Last edited by FriendlyStrange; 21-02-13 at 12:24 AM.
There's no excuse why he doesn't respond to you within a day, especially with today's convenience of simply sending a text message, an email, or even calling you. He really doesn't seem to be that interested in you unless you are actually with him. That should be a red flag in my opinion.
I agree, it is really weird. I myself can be slow sometimes at replying to people but not much when it involves planning stuff, so it makes me feel really cautious. I just don't understand why he bothers at all though. I'm not forcing him or pressuring him to see me, and I'm not conveniently available all the time as my work and classes mean I normally need to plan stuff ahead. What is the point in this if you're not that into the girl? Wouldn't it be easier to just find someone else who has a more flexible schedule?
Men who are this "busy" are normally not trustworthy OP. Just forget him. Meet someone else.
Did you have sex with him that night?
Men will always seem interested if they're getting sex. If they're not seeing you on the weekends, not inviting you out on dates outside of places where sex is likely going to take place and making excuses that they have to see family on prime date nights then all that could be red flag behaviour. Keep your heart out of this until you know his intentions is my suggestion. I wonder how long it would take him to contact you if you stopped contacting him? It only takes a sec to text, I'll get back to you tonite when I'm free of work.
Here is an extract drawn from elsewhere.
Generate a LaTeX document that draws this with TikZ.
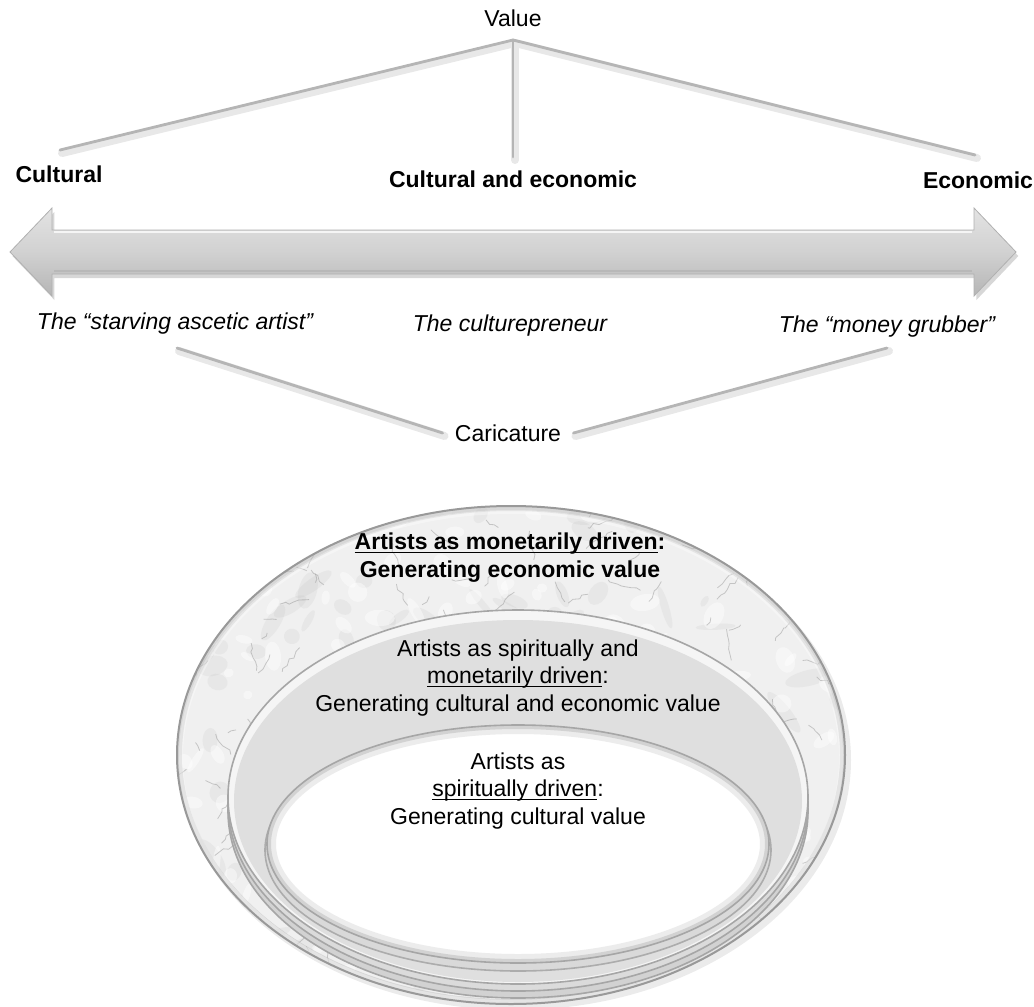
\documentclass[tikz,border=0pt]{standalone}
\usepackage{fontspec}
\setmainfont{Liberation Sans}
\usetikzlibrary{shadows,decorations.pathmorphing}

\newcommand{\ul}[1]{\underline{\smash{#1}}}

\tikzset{
  lbl/.style={font=\fontsize{11.5}{13.75}\selectfont, inner sep=2pt, align=center},
  boldlbl/.style={lbl, font=\fontsize{11.5}{13.75}\selectfont\bfseries},
  itlbl/.style={lbl, font=\fontsize{11.5}{13.75}\selectfont\itshape},
  glowline/.style={line width=4pt, gray!18, line cap=round},
  barline/.style={line width=1.4pt, gray!58, line cap=round},
  bararrow/.style={draw=gray!62, line width=0.4pt,
    top color=gray!22, bottom color=gray!58, middle color=gray!36,
    drop shadow={shadow xshift=1.2pt, shadow yshift=-2pt, fill=gray!70, opacity=0.45}},
  rimline/.style={draw=gray!70, line width=0.8pt},
  vein/.style={gray!80, line width=0.4pt, opacity=0.5,
    decorate, decoration={random steps, segment length=2.5pt, amplitude=1pt}},
}

\begin{document}
\begin{tikzpicture}[x=0.5pt, y=-0.5pt]
\useasboundingbox (0,0) rectangle (1034,1007);

% ---------- value hierarchy ----------
\node[lbl] (value) at (513,18) {Value};
\coordinate (apex) at (513,40);
\coordinate (endL) at (60,150);
\coordinate (endM) at (513,157);
\coordinate (endR) at (975,155);

\foreach \e in {endL,endM,endR}{
  \draw[glowline] ([shift={(2,3)}]apex) -- ([shift={(2,3)}]\e);
}
\foreach \e in {endL,endM,endR}{
  \draw[barline] (apex) -- (\e);
}

\node[boldlbl] (cult) at (59,174) {Cultural};
\node[boldlbl] (both) at (513,179) {Cultural and economic};
\node[boldlbl] (econ) at (978,180) {Economic};

% ---------- double-headed scale arrow ----------
\path[bararrow] (10,252) -- (52,208) -- (52,230) -- (974,230) -- (974,208)
  -- (1016,252) -- (974,296) -- (974,274) -- (52,274) -- (52,296) -- cycle;
\draw[white, opacity=0.75, line width=0.8pt] (54,232) -- (972,232);
\draw[gray!62, opacity=0.6, line width=0.8pt] (54,271) -- (972,271);

% ---------- caricatures ----------
\node[itlbl] (starve) at (175,324) {The “starving ascetic artist”};
\node[itlbl] (cpre) at (510,326) {The culturepreneur};
\node[itlbl] (money) at (887,327) {The “money grubber”};

\node[lbl, inner sep=6pt] (car) at (508,433) {Caricature};
\coordinate (cL) at (177,348);
\coordinate (cR) at (887,348);
\draw[glowline] ([shift={(2,3)}]cL) -- ([shift={(2,3)}]car.west);
\draw[glowline] ([shift={(2,3)}]cR) -- ([shift={(2,3)}]car.east);
\draw[barline] (cL) -- (car.west);
\draw[barline] (cR) -- (car.east);

% ---------- nested rings ----------
% outer marble ring
\fill[gray!45, opacity=0.35] (515,760) ellipse [x radius=336, y radius=250];
\fill[gray!12] (511,755) ellipse [x radius=334, y radius=249];
\begin{scope}
  \clip (511,755) ellipse [x radius=334, y radius=249];
  \pgfmathsetseed{11}
  \foreach \i in {1,...,120}{
    \pgfmathsetmacro\xa{180+rnd*660}
    \pgfmathsetmacro\ya{506+rnd*490}
    \pgfmathsetmacro\ra{6+rnd*20}
    \pgfmathsetmacro\rb{3+rnd*8}
    \pgfmathsetmacro\rt{rnd*180}
    \fill[gray!55, opacity=0.16, rotate around={\rt:(\xa,\ya)}] (\xa,\ya) ellipse [x radius=\ra, y radius=\rb];
  }
  \foreach \i in {1,...,160}{
    \pgfmathsetmacro\xa{180+rnd*660}
    \pgfmathsetmacro\ya{506+rnd*490}
    \pgfmathsetmacro\ra{4+rnd*12}
    \pgfmathsetmacro\rb{3+rnd*7}
    \pgfmathsetmacro\rt{rnd*180}
    \fill[white, opacity=0.45, rotate around={\rt:(\xa,\ya)}] (\xa,\ya) ellipse [x radius=\ra, y radius=\rb];
  }
  \foreach \i in {1,...,240}{
    \pgfmathsetmacro\xa{180+rnd*660}
    \pgfmathsetmacro\ya{506+rnd*490}
    \pgfmathsetmacro\an{rnd*360}
    \pgfmathsetmacro\ln{8+rnd*26}
    \draw[vein] (\xa,\ya) -- ++(\an:\ln);
  }
  \draw[gray!55, line width=5pt, opacity=0.45] (511,755) ellipse [x radius=334, y radius=249];
  \draw[white, line width=2pt, opacity=0.35] (511,757) ellipse [x radius=330, y radius=245];
\end{scope}
\draw[gray!80, line width=1pt] (511,755) ellipse [x radius=334, y radius=249];

% middle ring with stacked rims
\filldraw[fill=gray!35, rimline] (518,811) ellipse [x radius=290, y radius=187];
\filldraw[fill=gray!28, rimline] (518,804) ellipse [x radius=290, y radius=187];
\filldraw[fill=gray!8, rimline] (518,797) ellipse [x radius=290, y radius=187];
\fill[gray!25] (518,801) ellipse [x radius=284, y radius=181];

% inner white core
\filldraw[fill=gray!30, draw=gray!65, line width=0.8pt] (518,850) ellipse [x radius=253, y radius=121];
\fill[white] (518,844) ellipse [x radius=251, y radius=119];
\begin{scope}
  \clip (518,844) ellipse [x radius=251, y radius=119];
  \draw[gray!15, line width=9pt] (518,844) ellipse [x radius=251, y radius=119];
  \draw[gray!35, line width=4pt] (518,844) ellipse [x radius=251, y radius=119];
\end{scope}
\draw[gray!70, line width=0.8pt] (518,844) ellipse [x radius=251, y radius=119];

% ring texts
\node[boldlbl] (outerT) at (510,560)
  {\ul{Artists as monetarily driven}:\\Generating economic value};
\node[lbl] (midT) at (518,678)
  {Artists as spiritually and\\\ul{monetarily driven}:\\Generating cultural and economic value};
\node[lbl] (innT) at (518,791)
  {Artists as\\\ul{spiritually driven}:\\Generating cultural value};
\end{tikzpicture}
\end{document}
The key word here is "casual". From what you have described (and what your gut is telling you) isn't really THAT into you. If things are not moving at a pace you like, then that means he doesn't meet your expectations. It's a no brainer to keep kicking some other tires.
Just to throw another thought out there. Does he ever text or check his phone when you guys hang out? If you've never noticed then maybe he really just doesn't check his phone that often.
I am always a big texter and I found out once that the guy I was texting took forever to respond (but always gave really long responses) bc he had a limited texting plan so he only responded if it was not like a one word thing. It was something that simple.